One year, he, with his friend Cheyenne Lee who hatched the plan, decided one year to defy convention and go out and enjoy themselves in full Halloween disguises. Halloween was on a weekend that year and they went out three nights in a row as Dracula (Henderson) and his dead showgirl girlfriend (Lee). They went to neighbourhood haunts like the Artful Dodger pub on Isabella and ended up at Woody’s, a popular gay bar at Church and Wellesley Streets, but not much was happening there.
Out on the street, they looked across to Crews, another bar, and decided to go over. As Torontonians do, they J-walked across the road, and as they did, an oncoming car flashed its lights at them so their costumes could be better seen. The car approached slowly then stopped just in time for Lee and Henderson to lay on the hood and make scary faces into the wind shield.
“People loved it!” Henderson remembers. “A car coming south also wanted to be a part of it, so we laid on the hood and gave that car the same treatment. Cheyenne was whipping up the street. Drag queens started to notice and came out onto the street. The police were there but they didn’t shut it down. It was the perfect storm.”
The following year, the 519 Community Centre got a permit and paid for a street party and closed off several blocks for the costume parades, and it’s never been the same since. Last year, 30,000 people came out to see the spectacle of Church Street at Halloween.
“Something got unlocked and it didn’t stop,” Henderson explains. “The costume businesses on Yonge Street would never have survived if it hadn’t been for us. We all woke up when it was really dark – the colours came back.”
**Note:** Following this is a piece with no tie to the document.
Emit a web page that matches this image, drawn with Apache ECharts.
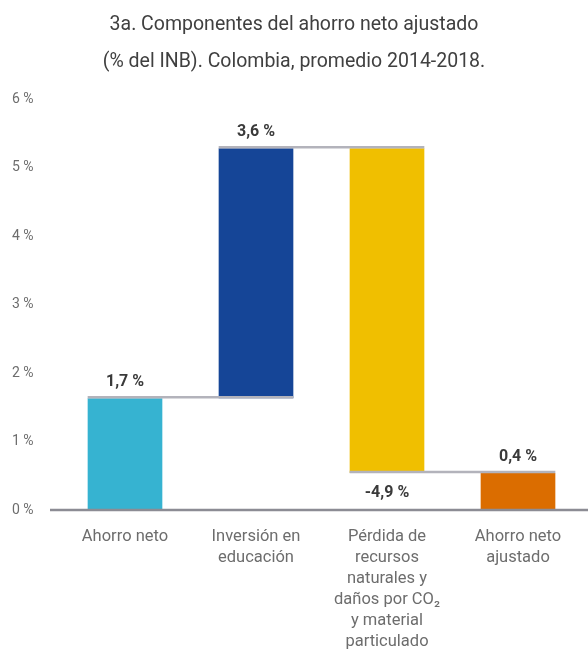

But the bonfire of the Church Street Halloween spirit could not have been ignited without a spark. Henderson says that Lee lived and died Halloween (indeed, she named her son, Spider), she had the ability to make things fun and clean things up.
“It wasn’t popular to have gay friends in the 80s,” Henderson says of his late friend. “She was the Kathy Griffin of the day. She got the jokes in life, she lit the fire. Cheyenne was the spark that lit the flame of the Halloween tinder.”